To begin with the problem is time - just choosing sensible routes, learning the art of manipulating the blocks and getting the key within the time limit. After two or three goes you get the hang of it and the first screen becomes comparatively simple. On later levels though, things get more difficult. Assorted creatures start to wander around the blocks - you either have to dodge them or destroy them by collapsing a block from under them at a key moment.

There are firebomb bonuses to help which mean you can wipe out on-coming aliens when the going get really tough and other peculiar objects scattered around each screen which bump up your score by mysterious amounts.

As you progress it gets very, very difficult indeed.

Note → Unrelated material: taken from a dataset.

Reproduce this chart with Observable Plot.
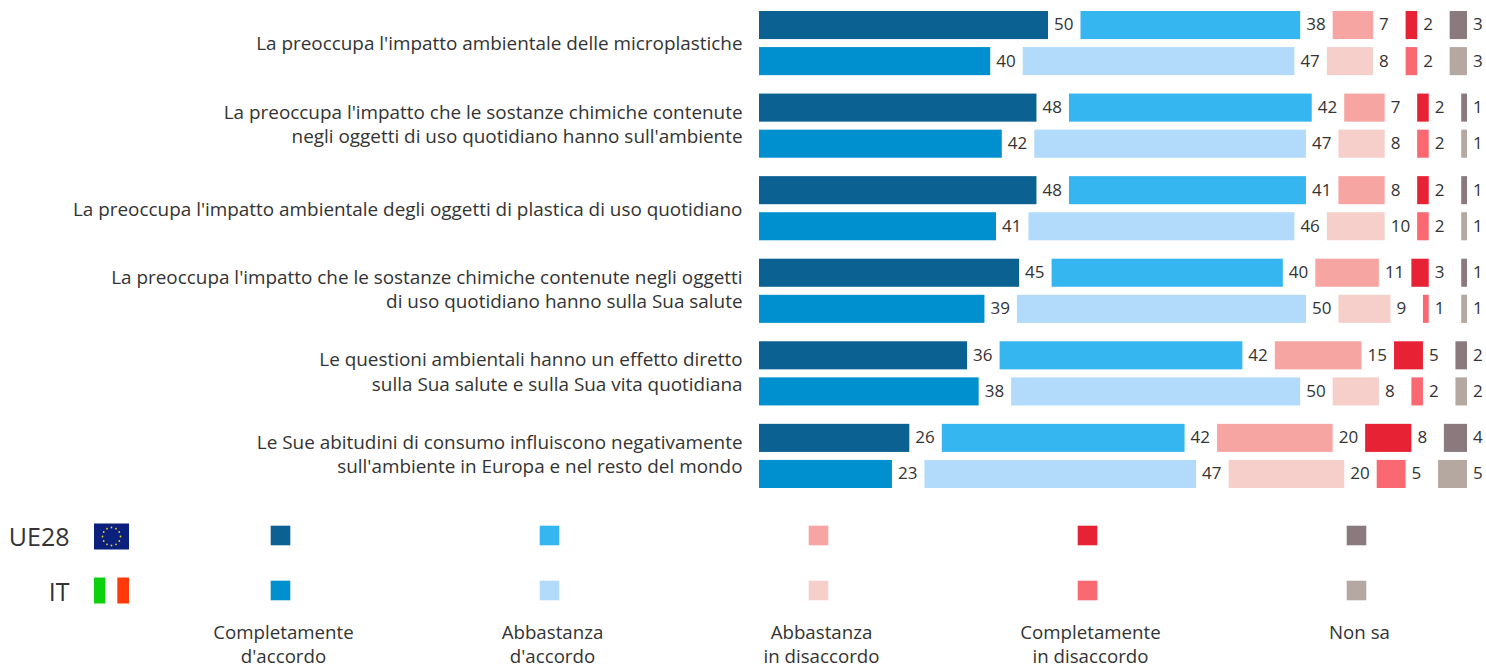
<!DOCTYPE html>
<html>
<head>
<meta charset="utf-8">
<script src="https://cdn.jsdelivr.net/npm/d3@7"></script>
<script src="https://cdn.jsdelivr.net/npm/@observablehq/plot@0.6"></script>
<style>
html,body{margin:0;padding:0;background:#fff}
svg{display:block}
</style>
</head>
<body>
<div id="chart"></div>
<script>
const statements = [
  "La preoccupa l'impatto ambientale delle microplastiche",
  "La preoccupa l'impatto che le sostanze chimiche contenute\nnegli oggetti di uso quotidiano hanno sull'ambiente",
  "La preoccupa l'impatto ambientale degli oggetti di plastica di uso quotidiano",
  "La preoccupa l'impatto che le sostanze chimiche contenute negli oggetti\ndi uso quotidiano hanno sulla Sua salute",
  "Le questioni ambientali hanno un effetto diretto\nsulla Sua salute e sulla Sua vita quotidiana",
  "Le Sue abitudini di consumo influiscono negativamente\nsull'ambiente in Europa e nel resto del mondo"
];
const answers = ["Completamente\nd'accordo","Abbastanza\nd'accordo","Abbastanza\nin disaccordo","Completamente\nin disaccordo","Non sa"];
const geos = ["UE28","IT"];

const valuesUE = [
  [50,38,7,2,3],
  [48,42,7,2,1],
  [48,41,8,2,1],
  [45,40,11,3,1],
  [36,42,15,5,2],
  [26,42,20,8,4]
];
const valuesIT = [
  [40,47,8,2,3],
  [42,47,8,2,1],
  [41,46,10,2,1],
  [39,50,9,1,1],
  [38,50,8,2,2],
  [23,47,20,5,5]
];
const colorsUE = ["#0b6191","#35b6f0","#f6a5a2","#e62234","#8a7a7d"];
const colorsIT = ["#0090cf","#b1dafb","#f6cfcb","#fa6871","#b5a8a0"];

const FONT = "'Open Sans', Lato, sans-serif";
const INK = "#333333";
const GAP = 5.62; // spacing between the stacked answers, in percentage points

const rows = [];
statements.forEach((statement, s) => {
  [[geos[0], valuesUE, colorsUE], [geos[1], valuesIT, colorsIT]].forEach(([geo, values, colors]) => {
    let at = 0;
    values[s].forEach((value, a) => {
      rows.push({statement, geo, value, x1: at, x2: at + value, color: colors[a]});
      at += value + GAP;
    });
  });
});

const axisText = {anchor: "left", tickSize: 0, tickPadding: 17, fontSize: 18.9, lineHeight: 1.29, fill: INK, label: null, lineWidth: 100};

const main = Plot.plot({
  width: 1486, height: 500,
  marginLeft: 759, marginRight: 19, marginTop: 11, marginBottom: 12,
  style: {fontFamily: FONT, background: "#fff"},
  x: {domain: [0, 100 + 4 * GAP], axis: null},
  y: {domain: geos, paddingInner: 0.222, paddingOuter: 0, round: false, axis: null},
  fy: {domain: statements, paddingInner: 0.223, paddingOuter: 0, round: false, axis: null},
  marks: [
    Plot.axisFy({...axisText, ticks: statements.filter(d => !d.includes("\n")), dy: -1}),
    Plot.axisFy({...axisText, ticks: statements.filter(d => d.includes("\n")), dy: -3}),
    Plot.barX(rows, {x1: "x1", x2: "x2", y: "geo", fy: "statement", fill: "color"}),
    Plot.text(rows, {x: "x2", y: "geo", fy: "statement", text: d => String(d.value), textAnchor: "start", dx: 5.5, dy: -0.5, fontSize: 17, fill: INK})
  ]
});

const flags = (index, {y}) => {
  const g = d3.create("svg:g");
  const left = 94, w = 35, h = 26;
  const euY = y("UE28") - h / 2 + 1.5, itY = y("IT") - h / 2 + 0.5;
  g.append("rect").attr("x", left).attr("y", euY).attr("width", w).attr("height", h).attr("fill", "#0b1f7d");
  d3.range(12).forEach(i => {
    const t = i / 12 * 2 * Math.PI;
    g.append("circle").attr("cx", left + w / 2 + 9 * Math.cos(t)).attr("cy", euY + h / 2 + 9 * Math.sin(t)).attr("r", 0.9).attr("fill", "#e8d21d");
  });
  [["#0fd00f", 0], ["#ffffff", 1], ["#ff3a0a", 2]].forEach(([c, i]) => {
    g.append("rect").attr("x", left + i * w / 3).attr("y", itY).attr("width", w / 3).attr("height", h).attr("fill", c);
  });
  return g.node();
};

const legendRows = [];
answers.forEach((answer, a) => {
  legendRows.push({answer, geo: "UE28", color: colorsUE[a]});
  legendRows.push({answer, geo: "IT", color: colorsIT[a]});
});

const legend = Plot.plot({
  width: 1486, height: 168,
  margin: 0,
  style: {fontFamily: FONT, background: "#fff"},
  x: {type: "point", domain: answers, range: [278.5, 1356.5], padding: 0, axis: null},
  y: {type: "point", domain: geos, range: [34.5, 89.5], padding: 0, axis: null},
  marks: [
    Plot.dot(legendRows, {x: "answer", y: "geo", fill: "color", symbol: "square", r: 11.06}),
    Plot.text(geos, {y: d => d, text: d => d, frameAnchor: "left", dx: 69, dy: 2.5, textAnchor: "end", fontSize: 25, fill: INK}),
    flags,
    Plot.text(answers, {x: d => d, text: d => d, frameAnchor: "top", lineAnchor: "top", dx: 3, dy: 121.5, fontSize: 18.7, lineHeight: 1.29, fill: INK})
  ]
});

document.getElementById("chart").append(main, legend);
</script>
</body>
</html>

It took me ages to figure out how to do the second screen - you hardly have time to think before what appears to be a fire-breathing fox and disembodied head hurtle down the screen at you.

The programming is excellent. True there isn't really anything very difficult involved - nice attribute grid-shaped objects and not too many moving objects - but nevertheless the end result is really colourful, smooth and fast.

The only significant criticism I can make is that, like adventure games, once you've found the solution to a level that's it.

After trial and error I cracked Level 1 so that I could always achieve a time bonus of more than 7000 - and the level soon became merely an irritating obstacle on the way to Level 2 which I hadn't yet cracked.

A 'choose your start level' option would have been much appreciated. A small point, though.

Generally the game is wonderful, it may be simple but could well be a seriously big hit.

Label: US Gold
Author: Probe
Price: £8.99
Memory: 48K/128K
Joystick: various
Reviewer: Graham Taylor


Overall: 8/10

Summary: Simple idea but a superb game in Boulderdash style. Good conversion from Probe, too. A hit methinks.

Transcript by Chris Bourne

ACE Issue 2, November 1987   page(s) 74

US Gold, £8.99cs

An enjoyable arcade strategy game that was great fun on the Amstrad. The Spectrum version is just as playable, and every bit as addictive. Not quite as colourful as the Amstrad version but still an entertaining game.